For Michelle, UAlbany became more than a place to prepare for her future.
Michelle Kobou Wafo
Massry Community Service Fellow
The Chi Sigma theta Sorority Scholarship
When she transferred to UAlbany, Michelle Kobou Wafo found more than a place to prepare for her future. “I found a family at UAlbany,” says the Cameroon native, who moved to the U.S. in 2014.
Wafo initially enrolled at another school, but the fit with her fellow students didn’t seem right. “I wanted to be in a place where I felt I belonged.” She applied to several other schools in New York and, after weighing diversity and public-transportation options, she chose UAlbany. Wafo laughingly recalls that Albany was also “the warmest” of the locations she considered.

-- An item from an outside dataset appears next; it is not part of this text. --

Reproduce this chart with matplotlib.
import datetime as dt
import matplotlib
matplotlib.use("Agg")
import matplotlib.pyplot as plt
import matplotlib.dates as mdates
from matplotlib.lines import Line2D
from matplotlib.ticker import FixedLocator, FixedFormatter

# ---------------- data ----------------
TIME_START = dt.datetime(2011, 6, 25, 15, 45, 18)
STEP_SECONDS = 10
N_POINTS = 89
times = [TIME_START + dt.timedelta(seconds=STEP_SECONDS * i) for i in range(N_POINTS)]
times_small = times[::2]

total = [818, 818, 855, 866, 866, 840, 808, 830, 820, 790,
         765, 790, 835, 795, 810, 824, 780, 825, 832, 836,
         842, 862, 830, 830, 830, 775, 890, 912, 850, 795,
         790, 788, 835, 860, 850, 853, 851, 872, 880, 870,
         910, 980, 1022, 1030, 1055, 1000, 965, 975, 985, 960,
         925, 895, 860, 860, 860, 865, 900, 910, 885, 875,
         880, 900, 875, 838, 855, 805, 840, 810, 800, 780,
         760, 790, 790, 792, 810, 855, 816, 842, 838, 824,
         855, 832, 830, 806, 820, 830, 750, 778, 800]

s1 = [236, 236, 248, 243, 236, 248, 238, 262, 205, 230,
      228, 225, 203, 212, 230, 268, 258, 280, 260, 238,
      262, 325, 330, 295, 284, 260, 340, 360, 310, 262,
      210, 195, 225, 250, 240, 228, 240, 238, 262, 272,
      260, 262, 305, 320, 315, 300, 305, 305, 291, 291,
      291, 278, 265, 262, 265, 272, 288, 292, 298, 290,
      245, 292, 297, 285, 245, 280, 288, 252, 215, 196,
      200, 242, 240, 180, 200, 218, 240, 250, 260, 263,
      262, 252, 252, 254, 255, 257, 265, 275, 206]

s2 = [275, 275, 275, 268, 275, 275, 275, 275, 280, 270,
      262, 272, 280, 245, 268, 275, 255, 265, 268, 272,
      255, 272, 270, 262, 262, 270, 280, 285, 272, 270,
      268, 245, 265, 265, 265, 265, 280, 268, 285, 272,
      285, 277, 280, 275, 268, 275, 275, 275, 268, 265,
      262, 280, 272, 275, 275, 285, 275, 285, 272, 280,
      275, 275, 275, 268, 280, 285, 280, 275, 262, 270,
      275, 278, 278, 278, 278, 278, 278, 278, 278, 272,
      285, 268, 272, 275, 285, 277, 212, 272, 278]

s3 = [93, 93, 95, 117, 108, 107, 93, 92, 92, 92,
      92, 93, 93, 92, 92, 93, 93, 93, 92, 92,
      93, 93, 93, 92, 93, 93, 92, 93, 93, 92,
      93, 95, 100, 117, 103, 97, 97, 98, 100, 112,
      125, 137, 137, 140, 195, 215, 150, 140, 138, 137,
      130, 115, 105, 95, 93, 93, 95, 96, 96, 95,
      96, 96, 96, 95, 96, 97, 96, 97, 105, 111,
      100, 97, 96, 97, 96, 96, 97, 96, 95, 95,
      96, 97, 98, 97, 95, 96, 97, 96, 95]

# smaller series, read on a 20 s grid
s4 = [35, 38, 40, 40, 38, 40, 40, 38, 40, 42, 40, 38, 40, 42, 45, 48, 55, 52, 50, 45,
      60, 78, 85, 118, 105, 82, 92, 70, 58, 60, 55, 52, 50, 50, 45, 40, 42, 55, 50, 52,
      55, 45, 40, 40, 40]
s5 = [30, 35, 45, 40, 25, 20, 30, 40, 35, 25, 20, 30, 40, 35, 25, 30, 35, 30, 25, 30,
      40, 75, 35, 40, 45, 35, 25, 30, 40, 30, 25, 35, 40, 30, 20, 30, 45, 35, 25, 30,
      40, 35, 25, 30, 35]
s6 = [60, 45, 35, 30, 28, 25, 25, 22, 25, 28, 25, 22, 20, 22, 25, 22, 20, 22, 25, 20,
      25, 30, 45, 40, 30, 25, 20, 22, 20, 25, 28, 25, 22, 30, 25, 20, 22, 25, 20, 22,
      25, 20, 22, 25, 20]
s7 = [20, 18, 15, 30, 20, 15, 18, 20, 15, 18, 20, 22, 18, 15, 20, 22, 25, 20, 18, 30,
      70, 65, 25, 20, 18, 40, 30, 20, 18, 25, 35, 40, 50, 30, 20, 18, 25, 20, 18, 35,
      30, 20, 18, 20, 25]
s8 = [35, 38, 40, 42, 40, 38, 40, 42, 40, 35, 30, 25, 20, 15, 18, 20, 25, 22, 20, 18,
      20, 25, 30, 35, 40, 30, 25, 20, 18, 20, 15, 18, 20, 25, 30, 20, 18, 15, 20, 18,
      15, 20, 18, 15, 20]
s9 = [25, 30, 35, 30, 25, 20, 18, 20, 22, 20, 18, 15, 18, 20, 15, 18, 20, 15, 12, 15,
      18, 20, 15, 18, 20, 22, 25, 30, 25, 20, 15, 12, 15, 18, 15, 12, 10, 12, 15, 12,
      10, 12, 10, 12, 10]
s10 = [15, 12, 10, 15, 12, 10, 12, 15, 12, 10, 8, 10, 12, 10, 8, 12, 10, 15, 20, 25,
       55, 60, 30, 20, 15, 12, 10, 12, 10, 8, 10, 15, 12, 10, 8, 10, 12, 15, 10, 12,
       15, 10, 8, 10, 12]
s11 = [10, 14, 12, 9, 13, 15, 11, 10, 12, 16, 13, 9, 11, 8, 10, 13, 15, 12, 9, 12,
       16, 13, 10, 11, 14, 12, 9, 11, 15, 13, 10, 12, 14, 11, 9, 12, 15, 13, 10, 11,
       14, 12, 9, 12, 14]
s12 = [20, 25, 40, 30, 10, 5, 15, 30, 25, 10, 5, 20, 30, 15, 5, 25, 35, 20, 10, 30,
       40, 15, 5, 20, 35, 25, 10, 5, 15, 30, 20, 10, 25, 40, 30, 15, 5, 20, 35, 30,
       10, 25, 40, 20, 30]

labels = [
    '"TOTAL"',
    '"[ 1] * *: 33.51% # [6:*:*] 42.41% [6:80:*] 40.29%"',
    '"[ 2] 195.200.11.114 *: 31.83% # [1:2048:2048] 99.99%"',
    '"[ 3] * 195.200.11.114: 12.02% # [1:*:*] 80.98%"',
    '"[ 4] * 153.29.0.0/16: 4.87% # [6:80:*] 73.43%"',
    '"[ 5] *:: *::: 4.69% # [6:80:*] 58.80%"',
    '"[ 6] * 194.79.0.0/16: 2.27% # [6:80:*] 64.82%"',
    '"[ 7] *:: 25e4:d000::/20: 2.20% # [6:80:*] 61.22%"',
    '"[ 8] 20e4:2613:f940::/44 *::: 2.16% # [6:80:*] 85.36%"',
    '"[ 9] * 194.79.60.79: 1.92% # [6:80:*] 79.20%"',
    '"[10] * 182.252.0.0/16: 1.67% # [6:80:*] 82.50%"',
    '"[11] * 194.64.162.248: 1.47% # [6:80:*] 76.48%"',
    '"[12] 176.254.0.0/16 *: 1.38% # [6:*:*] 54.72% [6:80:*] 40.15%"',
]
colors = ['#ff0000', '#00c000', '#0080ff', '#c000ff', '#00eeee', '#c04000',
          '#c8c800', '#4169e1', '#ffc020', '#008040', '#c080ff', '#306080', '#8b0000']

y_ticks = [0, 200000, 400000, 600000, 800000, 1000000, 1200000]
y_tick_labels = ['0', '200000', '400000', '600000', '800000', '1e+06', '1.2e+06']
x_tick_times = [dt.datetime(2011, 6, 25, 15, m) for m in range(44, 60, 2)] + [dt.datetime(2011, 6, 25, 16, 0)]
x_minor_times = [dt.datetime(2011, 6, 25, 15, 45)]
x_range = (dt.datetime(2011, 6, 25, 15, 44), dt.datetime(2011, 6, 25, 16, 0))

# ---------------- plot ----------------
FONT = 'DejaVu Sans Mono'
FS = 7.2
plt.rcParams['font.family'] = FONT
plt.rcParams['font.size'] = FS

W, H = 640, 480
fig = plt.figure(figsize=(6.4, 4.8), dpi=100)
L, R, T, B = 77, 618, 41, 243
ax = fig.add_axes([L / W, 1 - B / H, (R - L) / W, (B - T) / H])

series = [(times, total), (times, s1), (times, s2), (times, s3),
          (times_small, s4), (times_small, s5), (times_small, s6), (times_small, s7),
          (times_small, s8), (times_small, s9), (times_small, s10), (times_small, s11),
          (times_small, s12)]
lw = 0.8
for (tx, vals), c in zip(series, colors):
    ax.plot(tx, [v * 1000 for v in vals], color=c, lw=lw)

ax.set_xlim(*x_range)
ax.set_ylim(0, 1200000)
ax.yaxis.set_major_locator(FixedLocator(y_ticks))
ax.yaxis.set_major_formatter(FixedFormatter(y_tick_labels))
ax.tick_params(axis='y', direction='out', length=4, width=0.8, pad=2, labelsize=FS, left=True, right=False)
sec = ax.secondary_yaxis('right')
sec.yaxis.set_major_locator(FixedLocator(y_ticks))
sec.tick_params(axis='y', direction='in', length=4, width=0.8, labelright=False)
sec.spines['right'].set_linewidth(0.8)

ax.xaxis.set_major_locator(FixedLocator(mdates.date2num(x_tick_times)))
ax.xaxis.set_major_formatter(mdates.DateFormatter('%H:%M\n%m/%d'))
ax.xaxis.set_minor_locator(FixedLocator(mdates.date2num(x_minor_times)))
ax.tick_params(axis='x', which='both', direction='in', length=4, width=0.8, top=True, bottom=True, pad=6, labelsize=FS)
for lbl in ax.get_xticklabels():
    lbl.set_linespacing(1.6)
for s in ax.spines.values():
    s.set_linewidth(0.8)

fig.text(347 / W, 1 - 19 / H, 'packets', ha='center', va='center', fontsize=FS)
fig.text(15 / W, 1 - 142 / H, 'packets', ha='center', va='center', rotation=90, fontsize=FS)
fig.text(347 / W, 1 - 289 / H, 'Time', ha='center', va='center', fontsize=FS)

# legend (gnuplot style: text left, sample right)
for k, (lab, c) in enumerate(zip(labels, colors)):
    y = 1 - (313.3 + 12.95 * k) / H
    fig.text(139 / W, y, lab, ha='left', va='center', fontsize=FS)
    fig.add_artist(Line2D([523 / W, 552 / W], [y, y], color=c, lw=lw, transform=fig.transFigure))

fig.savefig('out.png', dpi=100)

As a pre-med student enrolled in The Honors College, Wafo majored in economics and minored in biology. In 2016, she worked at the Cancer Research Center with Martin Tenniswood, Ph.D., investigating the potential effects of pomegranate ellagitannins on breast-cancer cells. Another memorable experience – a one-week conference that gathered “student leaders all across the world” in Bangkok to focus on “sustainable development goals of the United Nations” – was “empowering for me,” adds the 2018 President’s Award for Leadership recipient.
Before graduating in May 2019, Wafo, a Massry Community Fellow, volunteered for several organizations, including the Capital City Rescue Mission, Albany Community Hospice, and Albany Medical Center’s oncology department. She also worked with such organizations as the African Youth Alliance and Women And Children Rights In Africa (WACRIA) to improve life for people back home.
Wafo plans to return to the Capital Region to attend Albany Medical College. Inspired by the excellent care and treatment her mother – a 10-year breast-cancer survivor – has received, she wants to become an oncologist, though she’s “open” to refocusing her career aims. “I’ll see what the future holds,” adds the two-time Chi Sigma Theta Scholarship recipient, who thanked the sorority for its “amazing generosity and support.”
She is also grateful to Professor Emeritus of Biological Sciences Daniel Wulff, who took time to get to know her. “Just the way he communicated, I felt like he cared. I’m still in touch with him today; he retired in 2017,” Wafo says.